— Start of Collected data —

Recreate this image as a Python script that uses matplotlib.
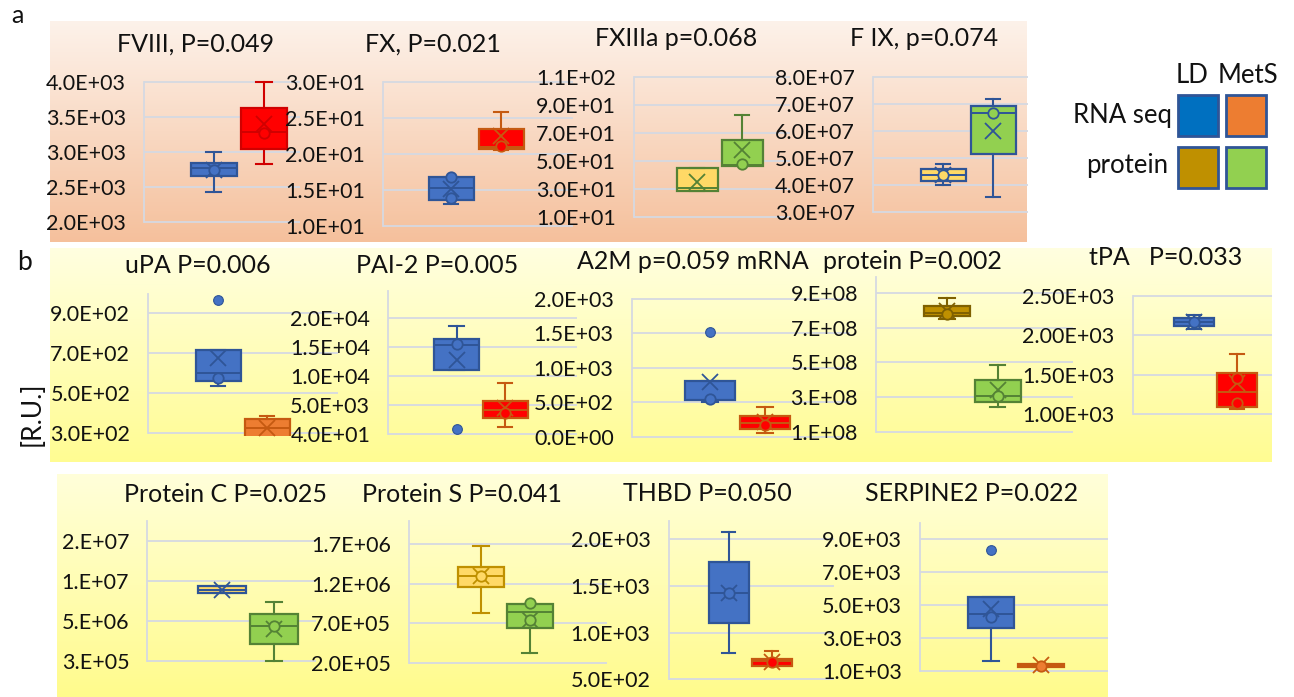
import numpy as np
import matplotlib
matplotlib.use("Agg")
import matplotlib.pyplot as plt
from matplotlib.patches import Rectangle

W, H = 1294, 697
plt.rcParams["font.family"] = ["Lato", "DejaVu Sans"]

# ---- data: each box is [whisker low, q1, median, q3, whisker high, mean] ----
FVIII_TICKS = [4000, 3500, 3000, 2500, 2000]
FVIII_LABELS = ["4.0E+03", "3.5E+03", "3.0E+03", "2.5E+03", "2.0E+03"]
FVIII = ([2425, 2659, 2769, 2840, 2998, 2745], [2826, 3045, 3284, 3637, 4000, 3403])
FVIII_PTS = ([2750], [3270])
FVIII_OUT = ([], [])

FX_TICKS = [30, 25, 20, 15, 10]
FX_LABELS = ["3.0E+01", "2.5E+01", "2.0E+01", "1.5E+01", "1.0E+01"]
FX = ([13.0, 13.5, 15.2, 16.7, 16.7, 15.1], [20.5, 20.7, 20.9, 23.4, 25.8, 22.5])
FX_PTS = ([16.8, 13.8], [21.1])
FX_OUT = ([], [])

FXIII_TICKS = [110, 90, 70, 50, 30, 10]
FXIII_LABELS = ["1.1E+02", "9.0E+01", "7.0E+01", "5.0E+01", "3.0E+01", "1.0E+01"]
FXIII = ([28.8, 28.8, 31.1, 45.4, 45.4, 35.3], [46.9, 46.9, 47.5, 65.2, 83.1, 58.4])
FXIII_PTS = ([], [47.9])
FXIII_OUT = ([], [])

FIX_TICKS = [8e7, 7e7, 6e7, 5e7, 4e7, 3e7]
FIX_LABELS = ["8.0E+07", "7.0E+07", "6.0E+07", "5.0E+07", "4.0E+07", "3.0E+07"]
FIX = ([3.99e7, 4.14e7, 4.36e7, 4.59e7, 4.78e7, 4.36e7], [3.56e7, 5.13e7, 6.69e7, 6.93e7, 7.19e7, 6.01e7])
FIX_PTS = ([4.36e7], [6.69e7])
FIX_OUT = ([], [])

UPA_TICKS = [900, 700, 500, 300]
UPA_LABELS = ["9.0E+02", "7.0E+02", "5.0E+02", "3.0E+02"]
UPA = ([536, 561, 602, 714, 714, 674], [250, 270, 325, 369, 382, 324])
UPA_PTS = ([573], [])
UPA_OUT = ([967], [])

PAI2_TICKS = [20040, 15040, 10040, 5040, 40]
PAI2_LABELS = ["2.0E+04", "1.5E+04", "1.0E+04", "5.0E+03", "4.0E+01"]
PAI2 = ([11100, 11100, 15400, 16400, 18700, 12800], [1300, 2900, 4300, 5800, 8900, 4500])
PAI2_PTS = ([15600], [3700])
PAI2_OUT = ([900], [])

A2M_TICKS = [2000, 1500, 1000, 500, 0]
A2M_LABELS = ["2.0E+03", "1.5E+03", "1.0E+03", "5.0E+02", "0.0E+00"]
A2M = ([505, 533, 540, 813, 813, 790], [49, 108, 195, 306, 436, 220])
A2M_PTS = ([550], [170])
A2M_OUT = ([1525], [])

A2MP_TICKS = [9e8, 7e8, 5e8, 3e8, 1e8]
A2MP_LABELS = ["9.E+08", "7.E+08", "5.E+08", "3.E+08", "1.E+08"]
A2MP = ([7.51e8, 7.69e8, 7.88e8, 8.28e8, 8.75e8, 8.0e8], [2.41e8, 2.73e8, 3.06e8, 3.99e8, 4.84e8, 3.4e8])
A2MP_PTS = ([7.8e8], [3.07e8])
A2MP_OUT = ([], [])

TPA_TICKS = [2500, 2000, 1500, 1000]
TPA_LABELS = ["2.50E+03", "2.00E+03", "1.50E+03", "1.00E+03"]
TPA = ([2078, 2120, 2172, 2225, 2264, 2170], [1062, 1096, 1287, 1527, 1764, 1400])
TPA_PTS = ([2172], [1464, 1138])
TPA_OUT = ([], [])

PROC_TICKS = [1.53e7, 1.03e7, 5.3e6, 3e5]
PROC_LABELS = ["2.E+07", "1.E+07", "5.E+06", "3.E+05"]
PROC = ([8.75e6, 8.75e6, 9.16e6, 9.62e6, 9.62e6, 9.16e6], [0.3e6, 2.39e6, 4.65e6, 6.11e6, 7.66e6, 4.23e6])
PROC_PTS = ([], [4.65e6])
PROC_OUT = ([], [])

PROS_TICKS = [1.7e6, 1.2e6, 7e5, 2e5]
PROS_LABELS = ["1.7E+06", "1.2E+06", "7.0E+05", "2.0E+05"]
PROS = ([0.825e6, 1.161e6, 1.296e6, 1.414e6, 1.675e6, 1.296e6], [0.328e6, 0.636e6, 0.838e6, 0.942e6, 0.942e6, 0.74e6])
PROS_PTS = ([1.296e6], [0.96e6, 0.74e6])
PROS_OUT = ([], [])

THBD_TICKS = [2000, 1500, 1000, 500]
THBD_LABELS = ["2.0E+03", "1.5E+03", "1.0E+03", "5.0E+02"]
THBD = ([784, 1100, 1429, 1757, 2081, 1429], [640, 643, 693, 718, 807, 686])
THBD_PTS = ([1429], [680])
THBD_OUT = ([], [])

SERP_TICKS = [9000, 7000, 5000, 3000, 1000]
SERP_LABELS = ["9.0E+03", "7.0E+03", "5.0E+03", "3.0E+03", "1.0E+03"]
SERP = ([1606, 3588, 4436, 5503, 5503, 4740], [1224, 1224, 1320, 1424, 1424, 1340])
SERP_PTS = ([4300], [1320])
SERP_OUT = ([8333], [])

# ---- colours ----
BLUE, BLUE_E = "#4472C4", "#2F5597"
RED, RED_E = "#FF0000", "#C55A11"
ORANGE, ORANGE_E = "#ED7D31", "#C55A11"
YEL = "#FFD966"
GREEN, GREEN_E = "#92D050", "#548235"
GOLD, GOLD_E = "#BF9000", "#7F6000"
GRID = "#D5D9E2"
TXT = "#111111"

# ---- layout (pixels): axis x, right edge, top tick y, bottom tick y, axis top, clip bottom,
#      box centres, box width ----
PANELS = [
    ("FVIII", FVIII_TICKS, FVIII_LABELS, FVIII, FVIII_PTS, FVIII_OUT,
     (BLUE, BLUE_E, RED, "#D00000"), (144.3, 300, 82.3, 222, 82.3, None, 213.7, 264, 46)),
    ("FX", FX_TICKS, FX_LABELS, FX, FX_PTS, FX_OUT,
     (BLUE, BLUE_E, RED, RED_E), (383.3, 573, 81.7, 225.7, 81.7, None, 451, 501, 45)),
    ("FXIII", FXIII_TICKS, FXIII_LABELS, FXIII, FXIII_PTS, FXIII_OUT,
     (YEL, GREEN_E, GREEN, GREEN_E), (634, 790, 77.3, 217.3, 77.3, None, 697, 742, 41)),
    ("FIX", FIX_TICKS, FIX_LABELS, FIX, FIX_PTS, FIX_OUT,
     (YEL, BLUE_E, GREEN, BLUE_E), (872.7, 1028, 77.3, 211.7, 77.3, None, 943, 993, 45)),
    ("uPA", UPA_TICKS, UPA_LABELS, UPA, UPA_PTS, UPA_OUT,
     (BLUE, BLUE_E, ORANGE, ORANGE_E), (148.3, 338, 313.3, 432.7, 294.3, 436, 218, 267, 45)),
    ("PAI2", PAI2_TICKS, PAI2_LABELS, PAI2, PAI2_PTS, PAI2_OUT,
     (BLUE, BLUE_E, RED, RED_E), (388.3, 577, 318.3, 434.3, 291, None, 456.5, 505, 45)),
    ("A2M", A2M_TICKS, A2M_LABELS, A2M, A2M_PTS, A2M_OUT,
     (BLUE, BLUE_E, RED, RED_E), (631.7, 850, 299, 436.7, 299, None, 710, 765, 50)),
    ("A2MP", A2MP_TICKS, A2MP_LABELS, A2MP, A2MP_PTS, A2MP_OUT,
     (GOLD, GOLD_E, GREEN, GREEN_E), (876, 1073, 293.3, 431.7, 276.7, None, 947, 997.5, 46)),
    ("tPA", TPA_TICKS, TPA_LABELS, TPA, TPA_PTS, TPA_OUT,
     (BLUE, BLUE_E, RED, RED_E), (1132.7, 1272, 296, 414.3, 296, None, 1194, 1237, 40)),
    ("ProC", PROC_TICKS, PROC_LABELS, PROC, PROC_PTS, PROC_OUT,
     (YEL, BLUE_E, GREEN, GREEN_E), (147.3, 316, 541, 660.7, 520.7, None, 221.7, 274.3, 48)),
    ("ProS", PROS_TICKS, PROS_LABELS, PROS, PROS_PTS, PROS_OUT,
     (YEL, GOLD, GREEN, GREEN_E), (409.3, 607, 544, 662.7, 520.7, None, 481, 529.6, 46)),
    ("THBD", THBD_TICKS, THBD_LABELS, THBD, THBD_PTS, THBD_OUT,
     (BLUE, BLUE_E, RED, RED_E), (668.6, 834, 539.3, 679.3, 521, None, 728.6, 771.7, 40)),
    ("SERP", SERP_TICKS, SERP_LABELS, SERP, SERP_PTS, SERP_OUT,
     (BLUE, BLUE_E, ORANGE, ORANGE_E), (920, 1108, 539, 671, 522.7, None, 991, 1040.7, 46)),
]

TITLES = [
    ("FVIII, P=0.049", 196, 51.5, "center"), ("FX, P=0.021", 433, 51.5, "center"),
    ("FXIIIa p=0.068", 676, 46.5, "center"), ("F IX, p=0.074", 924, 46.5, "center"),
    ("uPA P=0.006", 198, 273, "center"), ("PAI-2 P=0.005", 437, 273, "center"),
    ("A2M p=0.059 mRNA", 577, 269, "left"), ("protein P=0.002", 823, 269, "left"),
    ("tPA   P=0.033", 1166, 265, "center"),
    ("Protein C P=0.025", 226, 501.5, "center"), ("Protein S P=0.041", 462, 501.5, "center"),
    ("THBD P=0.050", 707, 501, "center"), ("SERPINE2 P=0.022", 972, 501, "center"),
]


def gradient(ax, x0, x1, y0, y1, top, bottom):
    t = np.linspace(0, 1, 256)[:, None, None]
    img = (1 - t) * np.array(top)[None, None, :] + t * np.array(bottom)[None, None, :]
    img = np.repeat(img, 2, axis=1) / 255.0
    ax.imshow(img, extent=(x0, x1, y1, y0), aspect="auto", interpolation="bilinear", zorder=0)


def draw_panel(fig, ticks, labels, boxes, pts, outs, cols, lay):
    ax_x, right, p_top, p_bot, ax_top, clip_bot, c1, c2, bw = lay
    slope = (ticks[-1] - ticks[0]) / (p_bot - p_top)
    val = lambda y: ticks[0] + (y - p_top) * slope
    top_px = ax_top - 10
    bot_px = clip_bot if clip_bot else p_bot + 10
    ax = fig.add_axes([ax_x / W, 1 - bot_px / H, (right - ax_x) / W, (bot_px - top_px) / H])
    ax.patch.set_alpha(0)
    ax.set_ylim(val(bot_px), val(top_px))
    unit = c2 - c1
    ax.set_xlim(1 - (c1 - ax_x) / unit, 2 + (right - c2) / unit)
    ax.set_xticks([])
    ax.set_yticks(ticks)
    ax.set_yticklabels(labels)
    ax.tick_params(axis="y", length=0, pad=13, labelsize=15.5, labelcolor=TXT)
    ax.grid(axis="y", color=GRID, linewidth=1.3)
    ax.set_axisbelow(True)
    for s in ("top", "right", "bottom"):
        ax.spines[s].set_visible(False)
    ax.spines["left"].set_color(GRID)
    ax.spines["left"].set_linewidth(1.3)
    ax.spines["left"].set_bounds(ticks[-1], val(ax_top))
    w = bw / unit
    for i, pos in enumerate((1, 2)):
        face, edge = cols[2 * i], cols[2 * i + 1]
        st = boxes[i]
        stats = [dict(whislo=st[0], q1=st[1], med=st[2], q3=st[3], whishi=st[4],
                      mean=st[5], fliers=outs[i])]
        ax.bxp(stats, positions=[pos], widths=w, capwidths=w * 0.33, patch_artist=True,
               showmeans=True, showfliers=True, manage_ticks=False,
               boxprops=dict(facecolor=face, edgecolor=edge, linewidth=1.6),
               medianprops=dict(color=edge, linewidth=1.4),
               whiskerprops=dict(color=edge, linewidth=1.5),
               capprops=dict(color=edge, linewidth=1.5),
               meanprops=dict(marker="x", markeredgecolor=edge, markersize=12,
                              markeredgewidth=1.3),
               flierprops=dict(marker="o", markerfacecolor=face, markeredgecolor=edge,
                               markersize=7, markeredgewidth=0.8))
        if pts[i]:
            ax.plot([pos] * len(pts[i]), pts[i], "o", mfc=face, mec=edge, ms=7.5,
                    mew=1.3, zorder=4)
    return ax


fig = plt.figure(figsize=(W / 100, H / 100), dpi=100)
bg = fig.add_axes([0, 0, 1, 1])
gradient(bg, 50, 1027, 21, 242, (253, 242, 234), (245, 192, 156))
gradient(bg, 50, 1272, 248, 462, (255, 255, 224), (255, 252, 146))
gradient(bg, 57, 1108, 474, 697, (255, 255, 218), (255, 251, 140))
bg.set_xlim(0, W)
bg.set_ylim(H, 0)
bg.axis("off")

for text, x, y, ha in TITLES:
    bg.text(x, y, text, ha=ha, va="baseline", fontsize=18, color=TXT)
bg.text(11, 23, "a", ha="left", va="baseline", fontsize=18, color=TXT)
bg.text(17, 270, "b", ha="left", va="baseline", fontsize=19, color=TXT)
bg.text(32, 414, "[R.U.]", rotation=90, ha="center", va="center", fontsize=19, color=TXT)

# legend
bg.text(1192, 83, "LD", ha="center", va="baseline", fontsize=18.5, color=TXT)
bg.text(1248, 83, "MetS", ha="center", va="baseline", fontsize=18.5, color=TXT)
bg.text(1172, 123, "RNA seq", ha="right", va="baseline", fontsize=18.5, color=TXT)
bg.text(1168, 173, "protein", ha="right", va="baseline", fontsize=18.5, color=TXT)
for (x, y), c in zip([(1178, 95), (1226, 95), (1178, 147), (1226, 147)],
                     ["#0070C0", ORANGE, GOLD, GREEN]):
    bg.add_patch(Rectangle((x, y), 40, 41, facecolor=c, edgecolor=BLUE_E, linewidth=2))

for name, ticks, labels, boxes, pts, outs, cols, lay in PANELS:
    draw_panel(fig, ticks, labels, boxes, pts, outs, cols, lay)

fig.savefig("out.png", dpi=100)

— End of Collected data —

Brief » Restate, line by line and word for word, everything from the top of the material through the line that contains "UPA_OUT = ([967], [])". Leave pictures out.

Problem solution »
Recreate this image as a Python script that uses matplotlib.
import numpy as np
import matplotlib
matplotlib.use("Agg")
import matplotlib.pyplot as plt
from matplotlib.patches import Rectangle

W, H = 1294, 697
plt.rcParams["font.family"] = ["Lato", "DejaVu Sans"]

# ---- data: each box is [whisker low, q1, median, q3, whisker high, mean] ----
FVIII_TICKS = [4000, 3500, 3000, 2500, 2000]
FVIII_LABELS = ["4.0E+03", "3.5E+03", "3.0E+03", "2.5E+03", "2.0E+03"]
FVIII = ([2425, 2659, 2769, 2840, 2998, 2745], [2826, 3045, 3284, 3637, 4000, 3403])
FVIII_PTS = ([2750], [3270])
FVIII_OUT = ([], [])

FX_TICKS = [30, 25, 20, 15, 10]
FX_LABELS = ["3.0E+01", "2.5E+01", "2.0E+01", "1.5E+01", "1.0E+01"]
FX = ([13.0, 13.5, 15.2, 16.7, 16.7, 15.1], [20.5, 20.7, 20.9, 23.4, 25.8, 22.5])
FX_PTS = ([16.8, 13.8], [21.1])
FX_OUT = ([], [])

FXIII_TICKS = [110, 90, 70, 50, 30, 10]
FXIII_LABELS = ["1.1E+02", "9.0E+01", "7.0E+01", "5.0E+01", "3.0E+01", "1.0E+01"]
FXIII = ([28.8, 28.8, 31.1, 45.4, 45.4, 35.3], [46.9, 46.9, 47.5, 65.2, 83.1, 58.4])
FXIII_PTS = ([], [47.9])
FXIII_OUT = ([], [])

FIX_TICKS = [8e7, 7e7, 6e7, 5e7, 4e7, 3e7]
FIX_LABELS = ["8.0E+07", "7.0E+07", "6.0E+07", "5.0E+07", "4.0E+07", "3.0E+07"]
FIX = ([3.99e7, 4.14e7, 4.36e7, 4.59e7, 4.78e7, 4.36e7], [3.56e7, 5.13e7, 6.69e7, 6.93e7, 7.19e7, 6.01e7])
FIX_PTS = ([4.36e7], [6.69e7])
FIX_OUT = ([], [])

UPA_TICKS = [900, 700, 500, 300]
UPA_LABELS = ["9.0E+02", "7.0E+02", "5.0E+02", "3.0E+02"]
UPA = ([536, 561, 602, 714, 714, 674], [250, 270, 325, 369, 382, 324])
UPA_PTS = ([573], [])
UPA_OUT = ([967], [])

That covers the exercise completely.